Prospek Beijing secara diam-diam mensurvei medan bawah air dari saluran air yang tersumbat ini sangat mengganggu. Tidak hanya drone yang mampu memetakan setiap sudut, celah, dan bangkai kapal di dasar laut, mereka juga dapat memetakan perubahan suhu air, salinitas, dan kecepatan arus.
“Glider ini mungkin, dalam beberapa kasus, innocent, tetapi mereka secara alami dicurigai. Ini mungkin bukti bahwa China sedang mengintai rute kapal selam potensial ke Samudra Hindia, melalui perairan Indonesia. Atau ada beberapa rencana Angkatan Laut lainnya,” tulis analis perang kapal selam H.I. Sutton.

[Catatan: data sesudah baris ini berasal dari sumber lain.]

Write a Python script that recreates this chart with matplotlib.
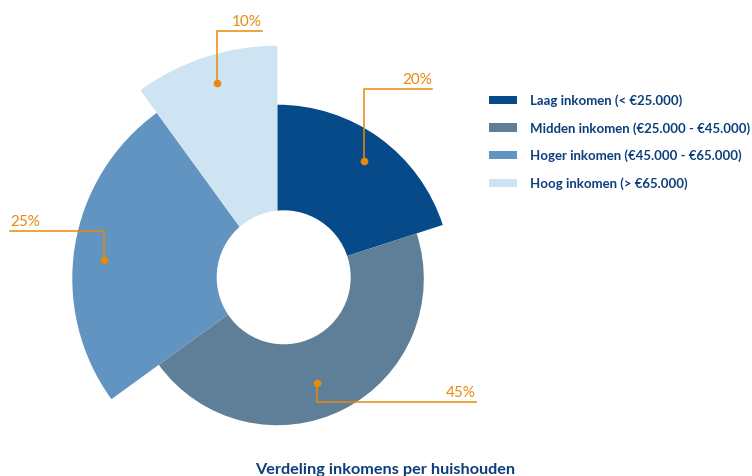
import matplotlib
matplotlib.use("Agg")
import matplotlib.pyplot as plt
from matplotlib.patches import Wedge, Circle, Rectangle
import numpy as np

# ---- data ----
categories = ["Laag inkomen (< €25.000)",
              "Midden inkomen (€25.000 - €45.000)",
              "Hoger inkomen (€45.000 - €65.000)",
              "Hoog inkomen (> €65.000)"]
values = [20, 45, 25, 10]
value_labels = ["20%", "45%", "25%", "10%"]
title = "Verdeling inkomens per huishouden"

# ---- style / layout ----
colors = ["#064a89", "#5e7f97", "#6194c0", "#cfe4f2"]
outer_r = [174, 146.5, 205, 233]          # rose radii (px)
anchor_frac = [0.84, 0.76, 0.85, 0.88]    # label dot position along radius
anchor_shift = [0.5, 6.3, -2.7, 0.8]      # label dot angular shift (deg)
elbow_y = [89.7, 403, 232.3, 32]          # label line elbow (px from top)
end_x = [432, 476, 10, 262]               # label line end x
orange = "#e8890c"
navy = "#0c3f7c"
FONT = "Lato"

W, H = 752, 477
fig = plt.figure(figsize=(W / 100, H / 100), dpi=100)
ax = fig.add_axes([0, 0, 1, 1])
ax.set_xlim(0, W)
ax.set_ylim(0, H)
ax.axis("off")

cx, cy = 277.3, H - 279.7
total = sum(values)
start = 0
for i, (v, c, r) in enumerate(zip(values, colors, outer_r)):
    a0 = start / total * 360
    a1 = (start + v) / total * 360
    ax.add_patch(Wedge((cx, cy), r, 90 - a1, 90 - a0, facecolor=c,
                       edgecolor="none", antialiased=True))
    # label
    am = np.deg2rad((a0 + a1) / 2 + anchor_shift[i])
    rd = anchor_frac[i] * r
    dx, dy = cx + rd * np.sin(am), cy + rd * np.cos(am)
    ey = H - elbow_y[i]
    ax.plot([dx, dx, end_x[i]], [dy, ey, ey], color=orange, lw=1.1,
            solid_joinstyle="miter", zorder=5)
    ax.plot([dx], [dy], "o", color=orange, ms=4.5, zorder=6)
    ha = "right" if end_x[i] > dx else "left"
    ax.text(end_x[i], ey + 3, value_labels[i], ha=ha, va="bottom",
            color=orange, fontsize=11, family=FONT, zorder=6)
    start += v

# hole
ax.add_patch(Circle((283.7, H - 278.3), 67, facecolor="white",
                    edgecolor="none", zorder=4))

# legend
leg_y = [101, 128.5, 156, 184]
for c, lab, y in zip(colors, categories, leg_y):
    ax.add_patch(Rectangle((489.3, H - y - 4.3), 28, 8.6, facecolor=c,
                           edgecolor="none"))
    ax.text(530.5, H - y, lab, ha="left", va="center", color=navy,
            fontsize=9.5, fontweight="bold", family=FONT)

ax.text(385, H - 470.5, title, ha="center", va="center", color=navy,
        fontsize=11.7, fontweight="bold", family=FONT)

fig.savefig("out.png", dpi=100)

Data hidrografi seperti itu sangat penting untuk peperangan kapal selam—baik untuk kapal selam sahabat untuk tetap tersembunyi maupun untuk membantu menemukan kapal selam yang bermusuhan. Itu juga dapat mengidentifikasi lokasi paling efektif untuk memposisikan ranjau laut untuk menyerang kapal yang lewat di atasnya.
“Rute-rute ini, Selat Sunda dan Selat Lombok, mungkin penting di masa perang,” tulis Sutton, seperti dikutip news.com.au, Jumat (1/1/2021). “Intelijen yang dikumpulkan oleh drone mungkin berharga bagi Angkatan Laut China jika kapal selam mereka berniat untuk menggunakan selat ini.”
Beijing bukan satu-satunya kekuatan Angkatan Laut yang menggunakan perangkat bawah air semacam itu. Sebuah kapal perang China menyita drone selam Amerika Serikat (AS) saat ditemukan oleh kapal survei di Laut China Selatan pada tahun 2016.
Beijing kala itu mengeluarkan protes resmi atas apa yang disebut sebagai intrusi perairan kedaulatannya.
Namun Beijing sendiri telah berulang kali tertangkap beroperasi di perairan asing.
Pada September tahun lalu, Angkatan Laut India mengusir kapal survei China; Shhiyan-1, dari Kepulauan Andaman dan Nicobar. Ini menandai pintu masuk Samudra Hindia ke Selat Malaka yang penting.
Beijing telah mengirim patroli kapal selam reguler ke Laut Andaman dan Teluk Benggala sejak 2012.
Rekan peneliti dari Institute of South Asian Studies Yogesh Joshi telah memperingatkan; “Laut Andaman perlahan tapi pasti menjadi (sebuah) medan pertempuran yang paling penting.”
“Ekonomi China sangat bergantung pada jalur komunikasi laut yang melewati jalur air; karena itu, ia takut akan situasi di mana kekuatan yang bermusuhan dapat mengganggu jalur kehidupan ekonomi yang vital ini,” tulis dia.
Tapi Beijing menyadari kendali atas saluran vital ini memotong dua arah. Jika ditutup, itu akan menimbulkan konsekuensi yang mengerikan bagi ekonomi regional utama termasuk Jepang, Korea Selatan dan Australia.
Australia tidak memiliki cadangan bahan bakar.